## Data section
------------------------

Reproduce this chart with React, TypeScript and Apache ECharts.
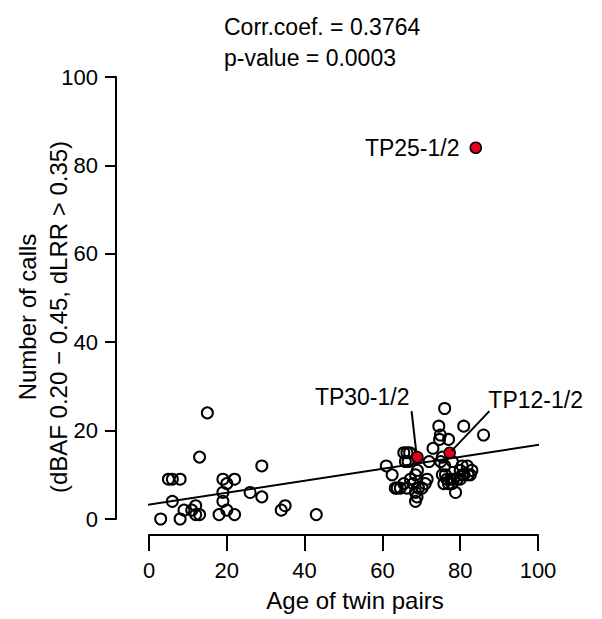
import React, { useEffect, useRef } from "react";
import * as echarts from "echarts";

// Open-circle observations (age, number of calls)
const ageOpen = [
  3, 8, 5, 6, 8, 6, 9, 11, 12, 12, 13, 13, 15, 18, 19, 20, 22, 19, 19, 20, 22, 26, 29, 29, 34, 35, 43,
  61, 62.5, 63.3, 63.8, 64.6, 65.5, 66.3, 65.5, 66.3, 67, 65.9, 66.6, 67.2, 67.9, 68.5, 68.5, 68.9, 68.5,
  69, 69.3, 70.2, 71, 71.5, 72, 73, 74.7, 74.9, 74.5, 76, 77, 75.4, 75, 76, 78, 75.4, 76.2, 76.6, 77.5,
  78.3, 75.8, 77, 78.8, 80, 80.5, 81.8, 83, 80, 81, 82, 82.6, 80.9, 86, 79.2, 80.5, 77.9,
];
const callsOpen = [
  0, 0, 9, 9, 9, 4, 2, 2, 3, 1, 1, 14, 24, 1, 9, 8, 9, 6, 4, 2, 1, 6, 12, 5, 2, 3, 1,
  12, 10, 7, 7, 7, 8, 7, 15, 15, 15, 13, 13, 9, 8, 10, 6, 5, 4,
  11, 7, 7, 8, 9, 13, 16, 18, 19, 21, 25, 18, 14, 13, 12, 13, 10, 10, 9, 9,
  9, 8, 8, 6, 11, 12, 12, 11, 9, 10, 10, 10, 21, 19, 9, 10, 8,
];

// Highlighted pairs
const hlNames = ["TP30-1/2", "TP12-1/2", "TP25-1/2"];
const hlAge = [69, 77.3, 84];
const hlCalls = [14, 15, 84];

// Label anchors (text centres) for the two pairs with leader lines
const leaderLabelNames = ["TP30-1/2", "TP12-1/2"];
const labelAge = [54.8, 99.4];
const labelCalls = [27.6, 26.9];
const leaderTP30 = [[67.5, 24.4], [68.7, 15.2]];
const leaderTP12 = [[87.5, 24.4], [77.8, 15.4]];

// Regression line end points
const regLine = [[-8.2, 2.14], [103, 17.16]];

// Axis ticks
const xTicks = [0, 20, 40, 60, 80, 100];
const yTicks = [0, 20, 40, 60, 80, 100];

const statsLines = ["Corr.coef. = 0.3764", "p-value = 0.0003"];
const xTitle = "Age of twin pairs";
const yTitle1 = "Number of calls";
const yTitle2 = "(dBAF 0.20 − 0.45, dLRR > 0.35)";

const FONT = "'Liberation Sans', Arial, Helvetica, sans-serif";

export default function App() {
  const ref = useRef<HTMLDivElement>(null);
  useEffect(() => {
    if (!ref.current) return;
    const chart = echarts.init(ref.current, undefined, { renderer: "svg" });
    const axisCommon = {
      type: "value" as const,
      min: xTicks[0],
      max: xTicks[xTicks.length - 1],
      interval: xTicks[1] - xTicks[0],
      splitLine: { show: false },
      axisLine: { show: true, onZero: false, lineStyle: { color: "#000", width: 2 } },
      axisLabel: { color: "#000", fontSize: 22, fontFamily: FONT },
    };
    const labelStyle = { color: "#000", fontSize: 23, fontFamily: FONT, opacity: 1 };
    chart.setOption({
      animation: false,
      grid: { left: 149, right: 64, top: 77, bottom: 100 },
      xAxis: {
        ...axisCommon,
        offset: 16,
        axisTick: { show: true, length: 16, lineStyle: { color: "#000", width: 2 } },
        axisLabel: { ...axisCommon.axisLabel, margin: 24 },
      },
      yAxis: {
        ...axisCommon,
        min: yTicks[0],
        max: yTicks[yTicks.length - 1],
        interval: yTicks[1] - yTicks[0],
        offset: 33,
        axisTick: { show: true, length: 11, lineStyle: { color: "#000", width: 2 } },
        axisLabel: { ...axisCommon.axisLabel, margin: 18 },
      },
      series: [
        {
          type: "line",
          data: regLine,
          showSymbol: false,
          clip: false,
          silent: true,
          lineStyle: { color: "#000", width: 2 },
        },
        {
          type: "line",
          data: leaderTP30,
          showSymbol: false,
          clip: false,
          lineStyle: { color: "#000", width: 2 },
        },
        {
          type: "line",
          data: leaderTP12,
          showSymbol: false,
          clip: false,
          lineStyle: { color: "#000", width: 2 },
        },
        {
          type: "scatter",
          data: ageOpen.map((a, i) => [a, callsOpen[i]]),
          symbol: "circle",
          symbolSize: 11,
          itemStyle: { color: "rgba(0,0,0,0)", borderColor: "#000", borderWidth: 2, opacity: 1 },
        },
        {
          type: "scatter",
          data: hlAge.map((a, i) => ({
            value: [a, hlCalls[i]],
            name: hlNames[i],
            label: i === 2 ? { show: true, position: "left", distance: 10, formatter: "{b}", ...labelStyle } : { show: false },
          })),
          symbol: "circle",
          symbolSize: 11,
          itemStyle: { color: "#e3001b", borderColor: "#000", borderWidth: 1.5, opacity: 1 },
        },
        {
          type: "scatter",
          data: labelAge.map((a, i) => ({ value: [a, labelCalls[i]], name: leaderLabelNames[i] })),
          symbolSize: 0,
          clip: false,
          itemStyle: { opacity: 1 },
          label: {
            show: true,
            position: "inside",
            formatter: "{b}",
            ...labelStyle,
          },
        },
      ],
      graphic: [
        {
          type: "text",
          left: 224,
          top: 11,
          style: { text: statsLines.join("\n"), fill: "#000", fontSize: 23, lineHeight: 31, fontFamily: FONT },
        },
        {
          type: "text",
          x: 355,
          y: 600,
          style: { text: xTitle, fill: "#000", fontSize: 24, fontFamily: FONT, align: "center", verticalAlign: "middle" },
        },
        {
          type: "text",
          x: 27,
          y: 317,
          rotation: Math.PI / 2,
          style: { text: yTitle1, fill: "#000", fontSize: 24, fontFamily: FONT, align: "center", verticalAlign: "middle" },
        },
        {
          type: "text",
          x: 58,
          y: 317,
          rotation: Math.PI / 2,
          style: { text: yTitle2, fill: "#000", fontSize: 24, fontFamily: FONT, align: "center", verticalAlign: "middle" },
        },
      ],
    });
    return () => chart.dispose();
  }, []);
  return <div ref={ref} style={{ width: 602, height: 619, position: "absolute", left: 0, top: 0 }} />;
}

------------------------

## Goal
Without the pictures, return the listing above from its first line through the line that has "import * as".

## Exercise result
Reproduce this chart with React, TypeScript and Apache ECharts.
import React, { useEffect, useRef } from "react";
import * as echarts from "echarts";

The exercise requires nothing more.